*Stated problem*: Leave out the pictures and retype only the lines from the opening line to the line that holds "(fb1t) -- (rf1.west);", both ends included.
—————
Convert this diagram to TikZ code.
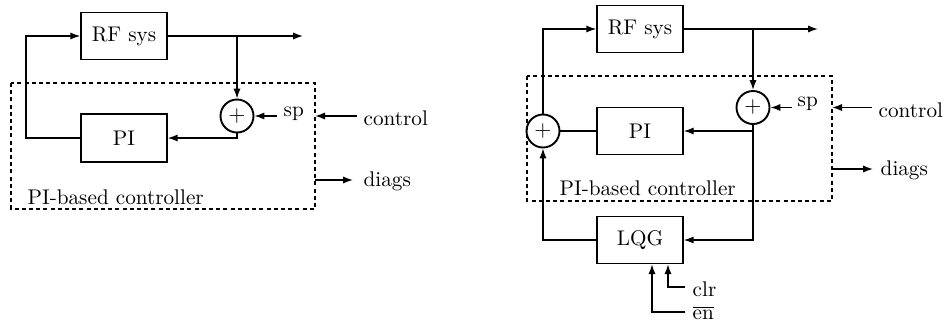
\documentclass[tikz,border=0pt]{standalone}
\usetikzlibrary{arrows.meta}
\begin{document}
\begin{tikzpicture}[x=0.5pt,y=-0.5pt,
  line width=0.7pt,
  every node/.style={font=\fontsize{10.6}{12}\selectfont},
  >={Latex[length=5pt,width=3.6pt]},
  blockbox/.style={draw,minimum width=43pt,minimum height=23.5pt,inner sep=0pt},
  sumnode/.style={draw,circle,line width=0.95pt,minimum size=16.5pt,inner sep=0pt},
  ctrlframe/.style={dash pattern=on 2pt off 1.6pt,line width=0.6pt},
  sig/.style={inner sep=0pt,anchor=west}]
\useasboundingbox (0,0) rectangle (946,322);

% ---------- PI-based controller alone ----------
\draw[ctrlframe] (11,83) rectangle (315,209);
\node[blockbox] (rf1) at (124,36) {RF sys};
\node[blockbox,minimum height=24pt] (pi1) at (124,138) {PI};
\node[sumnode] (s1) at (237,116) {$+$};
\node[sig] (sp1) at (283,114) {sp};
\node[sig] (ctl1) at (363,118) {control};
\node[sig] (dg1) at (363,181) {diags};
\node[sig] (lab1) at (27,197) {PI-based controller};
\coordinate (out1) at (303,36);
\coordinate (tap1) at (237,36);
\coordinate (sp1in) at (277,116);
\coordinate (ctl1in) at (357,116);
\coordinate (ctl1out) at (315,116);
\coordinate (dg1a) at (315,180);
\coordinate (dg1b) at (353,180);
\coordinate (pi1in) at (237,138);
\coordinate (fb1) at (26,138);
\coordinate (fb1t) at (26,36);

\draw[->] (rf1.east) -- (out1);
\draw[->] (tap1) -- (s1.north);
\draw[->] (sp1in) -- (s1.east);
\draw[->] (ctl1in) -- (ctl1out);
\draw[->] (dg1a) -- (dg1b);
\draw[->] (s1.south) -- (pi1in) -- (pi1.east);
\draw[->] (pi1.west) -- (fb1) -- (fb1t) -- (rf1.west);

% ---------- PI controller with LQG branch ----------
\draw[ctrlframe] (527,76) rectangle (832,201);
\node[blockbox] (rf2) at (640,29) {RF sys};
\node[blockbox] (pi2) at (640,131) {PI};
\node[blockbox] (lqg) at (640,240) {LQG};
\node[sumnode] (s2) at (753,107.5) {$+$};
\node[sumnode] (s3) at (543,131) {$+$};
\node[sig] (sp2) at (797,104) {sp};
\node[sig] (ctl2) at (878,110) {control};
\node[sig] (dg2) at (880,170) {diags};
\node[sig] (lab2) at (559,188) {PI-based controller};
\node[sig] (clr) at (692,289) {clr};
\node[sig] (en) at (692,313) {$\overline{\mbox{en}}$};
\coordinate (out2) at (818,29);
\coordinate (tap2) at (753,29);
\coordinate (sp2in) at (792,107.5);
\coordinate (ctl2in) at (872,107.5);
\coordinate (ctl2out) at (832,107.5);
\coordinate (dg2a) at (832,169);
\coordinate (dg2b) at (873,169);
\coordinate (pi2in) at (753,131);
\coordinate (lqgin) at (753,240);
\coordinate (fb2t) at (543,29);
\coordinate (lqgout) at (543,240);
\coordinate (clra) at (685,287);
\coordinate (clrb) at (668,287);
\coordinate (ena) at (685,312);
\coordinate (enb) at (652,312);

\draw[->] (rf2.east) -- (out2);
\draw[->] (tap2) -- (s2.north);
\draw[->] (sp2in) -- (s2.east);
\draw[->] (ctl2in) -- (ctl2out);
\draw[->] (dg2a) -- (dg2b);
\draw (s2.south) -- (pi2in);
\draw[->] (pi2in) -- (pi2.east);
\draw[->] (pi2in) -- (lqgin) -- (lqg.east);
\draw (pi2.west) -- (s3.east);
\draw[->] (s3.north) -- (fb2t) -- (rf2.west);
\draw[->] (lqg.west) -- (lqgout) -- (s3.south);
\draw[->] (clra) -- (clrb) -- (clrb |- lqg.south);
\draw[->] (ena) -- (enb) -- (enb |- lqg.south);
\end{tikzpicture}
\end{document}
—————
*Exercise result*:
Convert this diagram to TikZ code.
\documentclass[tikz,border=0pt]{standalone}
\usetikzlibrary{arrows.meta}
\begin{document}
\begin{tikzpicture}[x=0.5pt,y=-0.5pt,
  line width=0.7pt,
  every node/.style={font=\fontsize{10.6}{12}\selectfont},
  >={Latex[length=5pt,width=3.6pt]},
  blockbox/.style={draw,minimum width=43pt,minimum height=23.5pt,inner sep=0pt},
  sumnode/.style={draw,circle,line width=0.95pt,minimum size=16.5pt,inner sep=0pt},
  ctrlframe/.style={dash pattern=on 2pt off 1.6pt,line width=0.6pt},
  sig/.style={inner sep=0pt,anchor=west}]
\useasboundingbox (0,0) rectangle (946,322);

% ---------- PI-based controller alone ----------
\draw[ctrlframe] (11,83) rectangle (315,209);
\node[blockbox] (rf1) at (124,36) {RF sys};
\node[blockbox,minimum height=24pt] (pi1) at (124,138) {PI};
\node[sumnode] (s1) at (237,116) {$+$};
\node[sig] (sp1) at (283,114) {sp};
\node[sig] (ctl1) at (363,118) {control};
\node[sig] (dg1) at (363,181) {diags};
\node[sig] (lab1) at (27,197) {PI-based controller};
\coordinate (out1) at (303,36);
\coordinate (tap1) at (237,36);
\coordinate (sp1in) at (277,116);
\coordinate (ctl1in) at (357,116);
\coordinate (ctl1out) at (315,116);
\coordinate (dg1a) at (315,180);
\coordinate (dg1b) at (353,180);
\coordinate (pi1in) at (237,138);
\coordinate (fb1) at (26,138);
\coordinate (fb1t) at (26,36);

\draw[->] (rf1.east) -- (out1);
\draw[->] (tap1) -- (s1.north);
\draw[->] (sp1in) -- (s1.east);
\draw[->] (ctl1in) -- (ctl1out);
\draw[->] (dg1a) -- (dg1b);
\draw[->] (s1.south) -- (pi1in) -- (pi1.east);
\draw[->] (pi1.west) -- (fb1) -- (fb1t) -- (rf1.west);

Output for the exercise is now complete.